### AIM OF THE TASK
Find the lines holding the string "React" in the data, then copy all of them.

### GIVEN INFORMATION

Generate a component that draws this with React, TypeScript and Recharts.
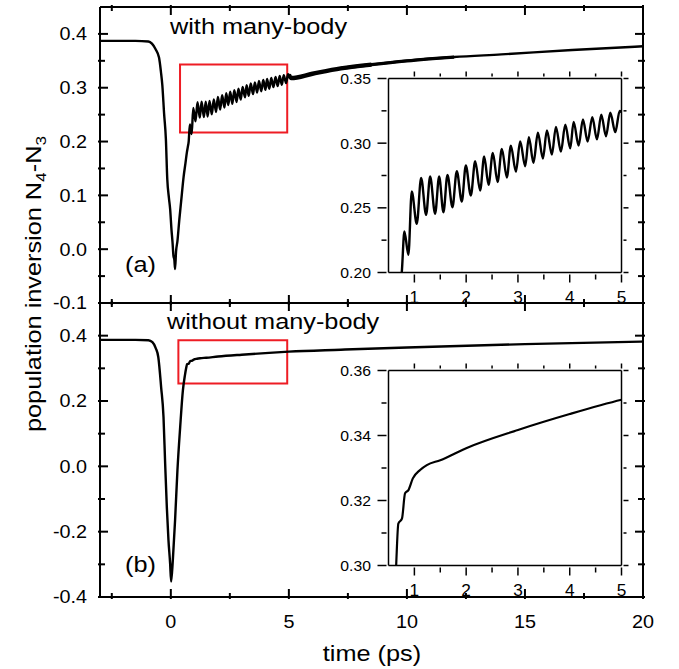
import React from "react";
import { LineChart, Line, XAxis, YAxis, ReferenceArea } from "recharts";

const FONT = '"Liberation Sans", Arial, Helvetica, sans-serif';

// ---- with many-body: pump dip, ringing, slow recovery ----
const dipWith = [
  { t: -3, v: 0.387 }, { t: -1.5, v: 0.387 }, { t: -0.95, v: 0.386 }, { t: -0.8, v: 0.382 },
  { t: -0.65, v: 0.372 }, { t: -0.5, v: 0.356 }, { t: -0.42, v: 0.33 }, { t: -0.36, v: 0.305 },
  { t: -0.285, v: 0.252 }, { t: -0.21, v: 0.205 }, { t: -0.15, v: 0.13 }, { t: -0.08, v: 0.095 },
  { t: -0.03, v: 0.075 }, { t: 0.03, v: 0.035 }, { t: 0.07, v: 0.014 }, { t: 0.11, v: -0.012 },
  { t: 0.15, v: -0.02 }, { t: 0.18, v: -0.037 }, { t: 0.22, v: -0.005 }, { t: 0.28, v: 0.015 },
  { t: 0.36, v: 0.055 }, { t: 0.44, v: 0.09 }, { t: 0.54, v: 0.134 }, { t: 0.62, v: 0.16 },
  { t: 0.68, v: 0.18 }, { t: 0.72, v: 0.19 }, { t: 0.756, v: 0.2 },
];

const ringWith = [
  { t: 0.807, v: 0.2317 }, { t: 0.884, v: 0.2137 }, { t: 0.949, v: 0.2626 }, { t: 1.046, v: 0.2376 },
  { t: 1.13, v: 0.2732 }, { t: 1.226, v: 0.2446 }, { t: 1.304, v: 0.2742 }, { t: 1.4, v: 0.2454 },
  { t: 1.478, v: 0.2742 }, { t: 1.561, v: 0.2466 }, { t: 1.639, v: 0.2755 }, { t: 1.735, v: 0.2505 },
  { t: 1.819, v: 0.2783 }, { t: 1.916, v: 0.2549 }, { t: 1.993, v: 0.2827 }, { t: 2.09, v: 0.2595 },
  { t: 2.174, v: 0.286 }, { t: 2.27, v: 0.2634 }, { t: 2.348, v: 0.2897 }, { t: 2.432, v: 0.2678 },
  { t: 2.515, v: 0.2925 }, { t: 2.606, v: 0.27 }, { t: 2.689, v: 0.2956 }, { t: 2.786, v: 0.2735 },
  { t: 2.863, v: 0.298 }, { t: 2.96, v: 0.278 }, { t: 3.043, v: 0.3013 }, { t: 3.14, v: 0.2822 },
  { t: 3.211, v: 0.3046 }, { t: 3.3, v: 0.2848 }, { t: 3.385, v: 0.308 }, { t: 3.482, v: 0.2881 },
  { t: 3.559, v: 0.3098 }, { t: 3.656, v: 0.2912 }, { t: 3.733, v: 0.3126 }, { t: 3.83, v: 0.2935 },
  { t: 3.914, v: 0.3143 }, { t: 4.01, v: 0.296 }, { t: 4.075, v: 0.3164 }, { t: 4.172, v: 0.2982 },
  { t: 4.255, v: 0.3183 }, { t: 4.346, v: 0.3013 }, { t: 4.436, v: 0.32 }, { t: 4.526, v: 0.303 },
  { t: 4.61, v: 0.322 }, { t: 4.7, v: 0.3054 }, { t: 4.784, v: 0.3235 }, { t: 4.88, v: 0.3085 },
  { t: 4.965, v: 0.325 }, { t: 5.0, v: 0.324 },
];

const tailWith = [
  { t: 5.1, v: 0.318 }, { t: 6, v: 0.326 }, { t: 7.2, v: 0.336 }, { t: 8.5, v: 0.343 },
  { t: 10, v: 0.35 }, { t: 12, v: 0.357 }, { t: 14, v: 0.362 }, { t: 17, v: 0.37 }, { t: 20, v: 0.377 },
];

// ---- without many-body ----
const dipWithout = [
  { t: -3, v: 0.387 }, { t: -1.5, v: 0.387 }, { t: -0.95, v: 0.386 }, { t: -0.78, v: 0.38 },
  { t: -0.64, v: 0.362 }, { t: -0.53, v: 0.334 }, { t: -0.41, v: 0.242 }, { t: -0.31, v: 0.151 },
  { t: -0.24, v: 0.008 }, { t: -0.17, v: -0.124 }, { t: -0.1, v: -0.226 }, { t: -0.03, v: -0.297 },
  { t: 0.013, v: -0.353 }, { t: 0.085, v: -0.287 }, { t: 0.18, v: -0.165 }, { t: 0.28, v: -0.012 },
  { t: 0.396, v: 0.12 }, { t: 0.51, v: 0.232 }, { t: 0.6, v: 0.28 }, { t: 0.648, v: 0.3 },
];

const riseWithout = [
  { t: 0.69, v: 0.3129 }, { t: 0.76, v: 0.3144 }, { t: 0.82, v: 0.3222 }, { t: 0.885, v: 0.3232 },
  { t: 0.97, v: 0.3268 }, { t: 1.11, v: 0.3294 }, { t: 1.24, v: 0.3309 }, { t: 1.5, v: 0.3324 },
  { t: 2.0, v: 0.3361 }, { t: 3.0, v: 0.3417 }, { t: 4.0, v: 0.3466 }, { t: 5.0, v: 0.351 },
];

const tailWithout = [
  { t: 7.2, v: 0.357 }, { t: 10, v: 0.364 }, { t: 15, v: 0.374 }, { t: 20, v: 0.382 },
];

const withMB = [...dipWith, ...ringWith, ...tailWith];
// the unresolved fast ringing after 5 ps shows as a thicker trace
const withBandNear = [ringWith[ringWith.length - 1], ...tailWith.filter((d) => d.t <= 8.5)];
const withBandFar = tailWith.filter((d) => d.t >= 7.2 && d.t <= 12);
const withoutMB = [...dipWithout, ...riseWithout, ...tailWithout];

// zoom boxes (drawn on the main panels)
const boxWith = { x1: 0.39, x2: 4.93, y1: 0.217, y2: 0.343 };
const boxWithout = { x1: 0.32, x2: 4.93, y1: 0.2535, y2: 0.386 };

// ticks
const timeMajor = [0, 5, 10, 15, 20];
const timeMinor = [-2.5, 2.5, 7.5, 12.5, 17.5];
const topMajor = [-0.1, 0, 0.1, 0.2, 0.3, 0.4];
const topMinor = [-0.05, 0.05, 0.15, 0.25, 0.35];
const botMajor = [-0.4, -0.2, 0, 0.2, 0.4];
const botMinor = [-0.3, -0.1, 0.1, 0.3];
const zoomTimeMajor = [1, 2, 3, 4, 5];
const zoomTimeMinor = [1.5, 2.5, 3.5, 4.5];
const zoomTopMajor = [0.2, 0.25, 0.3, 0.35];
const zoomTopMinor = [0.225, 0.275, 0.325];
const zoomBotMajor = [0.3, 0.32, 0.34, 0.36];
const zoomBotMinor = [0.31, 0.33, 0.35];

type Side = "left" | "right" | "top" | "bottom";
type TickOpts = {
  major: number;
  minor: number;
  inward: boolean;
  fmt?: (v: number) => string;
  size?: number;
  gap?: number;
  sx?: number;
  lw?: number;
};

const tickMaker = (side: Side, majors: number[], o: TickOpts) => (p: any) => {
  const v = p.payload.value;
  const isMajor = majors.some((m) => Math.abs(m - v) < 1e-9);
  const len = isMajor ? o.major : o.minor;
  const inSign = side === "left" || side === "top" ? 1 : -1;
  const s = o.inward ? inSign : -inSign;
  const horiz = side === "left" || side === "right";
  const x2 = horiz ? p.x + s * len : p.x;
  const y2 = horiz ? p.y : p.y + s * len;
  let label = null;
  if (isMajor && o.fmt) {
    const size = o.size || 18;
    const sx = o.sx || 1;
    if (side === "left") {
      label = (
        <text transform={`translate(${p.x - (o.gap || 10)},${p.y + size * 0.358}) scale(${sx},1)`}
          textAnchor="end" fontSize={size} fontFamily={FONT} fill="#000" stroke="none">{o.fmt(v)}</text>
      );
    } else if (side === "bottom") {
      label = (
        <text transform={`translate(${p.x},${p.y + (o.gap || 28)}) scale(${sx},1)`}
          textAnchor="middle" fontSize={size} fontFamily={FONT} fill="#000" stroke="none">{o.fmt(v)}</text>
      );
    }
  }
  return (
    <g>
      <line x1={p.x} y1={p.y} x2={x2} y2={y2} stroke="#000" strokeWidth={o.lw || 1.6} />
      {label}
    </g>
  );
};

const W = 679;
const H = 669;

// axes need a non-zero size to be drawn, so each gets 1px and the margins give it back
const axisCommon = { tickSize: 0, tickLine: false, interval: 0 as const, allowDataOverflow: true, stroke: "#000" };

type PanelProps = {
  top: number;
  bottom: number;
  left: number;
  right: number;
  xDomain: [number, number];
  yDomain: [number, number];
  xMajor: number[];
  xMinor: number[];
  yMajor: number[];
  yMinor: number[];
  xTick: { b: TickOpts; t: TickOpts };
  yTick: { l: TickOpts; r: TickOpts };
  frame: number;
  children?: React.ReactNode;
};

const Panel = (p: PanelProps) => (
  <div style={{ position: "absolute", left: 0, top: 0 }}>
    <LineChart width={W} height={H}
      margin={{ top: p.top - 1, bottom: H - p.bottom - 1, left: p.left - 1, right: W - p.right - 1 }}>
      <XAxis xAxisId="b" type="number" dataKey="t" domain={p.xDomain} ticks={[...p.xMajor, ...p.xMinor]}
        height={1} {...axisCommon} axisLine={{ stroke: "#000", strokeWidth: p.frame }}
        tick={tickMaker("bottom", p.xMajor, p.xTick.b)} />
      <XAxis xAxisId="t" orientation="top" type="number" dataKey="t" domain={p.xDomain} ticks={[...p.xMajor, ...p.xMinor]}
        height={1} {...axisCommon} axisLine={{ stroke: "#000", strokeWidth: p.frame }}
        tick={tickMaker("top", p.xMajor, p.xTick.t)} />
      <YAxis yAxisId="l" type="number" dataKey="v" domain={p.yDomain} ticks={[...p.yMajor, ...p.yMinor]}
        width={1} {...axisCommon} axisLine={{ stroke: "#000", strokeWidth: p.frame }}
        tick={tickMaker("left", p.yMajor, p.yTick.l)} />
      <YAxis yAxisId="r" orientation="right" type="number" dataKey="v" domain={p.yDomain} ticks={[...p.yMajor, ...p.yMinor]}
        width={1} {...axisCommon} axisLine={{ stroke: "#000", strokeWidth: p.frame }}
        tick={tickMaker("right", p.yMajor, p.yTick.r)} />
      {p.children}
    </LineChart>
  </div>
);

const mainX = {
  b: { major: 10, minor: 6, inward: true, fmt: (v: number) => String(v), size: 18, gap: 29, sx: 1.1, lw: 2 },
  t: { major: 10, minor: 6, inward: true, lw: 2 },
};
const mainXTopPanel = { b: { major: 10, minor: 6, inward: true, lw: 2 }, t: mainX.t };
const mainY = {
  l: { major: 10, minor: 7, inward: true, fmt: (v: number) => v.toFixed(1), size: 18, gap: 11, sx: 1.1, lw: 2 },
  r: { major: 10, minor: 7, inward: true, lw: 2 },
};
const zoomX = {
  b: { major: 8, minor: 5, inward: false, fmt: (v: number) => String(v), size: 16, gap: 28, sx: 1.08, lw: 1.5 },
  t: { major: 5, minor: 3, inward: false, lw: 1.5 },
};
const zoomY = {
  l: { major: 9, minor: 5, inward: false, fmt: (v: number) => v.toFixed(2), size: 15, gap: 15.5, sx: 1.05, lw: 1.5 },
  r: { major: 5, minor: 3, inward: false, lw: 1.5 },
};

const curve = (data: any[], width: number) => (
  <Line xAxisId="b" yAxisId="l" data={data} dataKey="v" type="monotone" stroke="#000"
    strokeWidth={width} strokeLinejoin="round" dot={false} activeDot={false} isAnimationActive={false} />
);

const box = (b: { x1: number; x2: number; y1: number; y2: number }) => (
  <ReferenceArea xAxisId="b" yAxisId="l" x1={b.x1} x2={b.x2} y1={b.y1} y2={b.y2}
    fill="none" fillOpacity={0} stroke="#ee1c24" strokeWidth={2} />
);

const txt = { fontFamily: FONT, fill: "#000" };

export default function App() {
  return (
    <div style={{ position: "absolute", left: 0, top: 0, width: W, height: H, background: "#fff" }}>
      {/* (a) with many-body */}
      <Panel top={7} bottom={303} left={100} right={643} xDomain={[-3, 20]} yDomain={[-0.1, 0.45]}
        xMajor={timeMajor} xMinor={timeMinor} yMajor={topMajor} yMinor={topMinor}
        xTick={mainXTopPanel} yTick={mainY} frame={2}>
        {box(boxWith)}
        {curve(withMB, 2.4)}
        {curve(withBandFar, 3.3)}
        {curve(withBandNear, 4.4)}
      </Panel>
      {/* (b) without many-body */}
      <Panel top={303} bottom={597} left={100} right={643} xDomain={[-3, 20]} yDomain={[-0.4, 0.5]}
        xMajor={timeMajor} xMinor={timeMinor} yMajor={botMajor} yMinor={botMinor}
        xTick={mainX} yTick={mainY} frame={2}>
        {box(boxWithout)}
        {curve(withoutMB, 2.4)}
      </Panel>
      {/* inset (a) */}
      <Panel top={78.5} bottom={272.5} left={388.5} right={621.5} xDomain={[0.5, 5]} yDomain={[0.2, 0.35]}
        xMajor={zoomTimeMajor} xMinor={zoomTimeMinor} yMajor={zoomTopMajor} yMinor={zoomTopMinor}
        xTick={zoomX} yTick={zoomY} frame={1.5}>
        {curve(withMB, 2.4)}
      </Panel>
      {/* inset (b) */}
      <Panel top={370.5} bottom={565.5} left={388.5} right={621.5} xDomain={[0.5, 5]} yDomain={[0.3, 0.36]}
        xMajor={zoomTimeMajor} xMinor={zoomTimeMinor} yMajor={zoomBotMajor} yMinor={zoomBotMinor}
        xTick={zoomX} yTick={zoomY} frame={1.5}>
        {curve(withoutMB, 2.2)}
      </Panel>
      <svg width={W} height={H} style={{ position: "absolute", left: 0, top: 0, pointerEvents: "none" }}>
        <text transform="translate(170,34) scale(1.15,1)" fontSize={22} {...txt}>with many-body</text>
        <text transform="translate(167,328.5) scale(1.15,1)" fontSize={22} {...txt}>without many-body</text>
        <text transform="translate(125,272) scale(1.15,1)" fontSize={22} {...txt}>(a)</text>
        <text transform="translate(125,572) scale(1.15,1)" fontSize={22} {...txt}>(b)</text>
        <text transform="translate(372,661) scale(1.15,1)" fontSize={22} textAnchor="middle" {...txt}>time (ps)</text>
        <text transform="translate(41,284) rotate(-90) scale(1.15,1)" fontSize={22} textAnchor="middle" {...txt}>
          population inversion N<tspan fontSize={15} dy={5}>4</tspan><tspan dy={-5}>-N</tspan><tspan fontSize={15} dy={5}>3</tspan>
        </text>
      </svg>
    </div>
  );
}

### SOLUTION TO THE PROBLEM
Generate a component that draws this with React, TypeScript and Recharts.
import React from "react";
  children?: React.ReactNode;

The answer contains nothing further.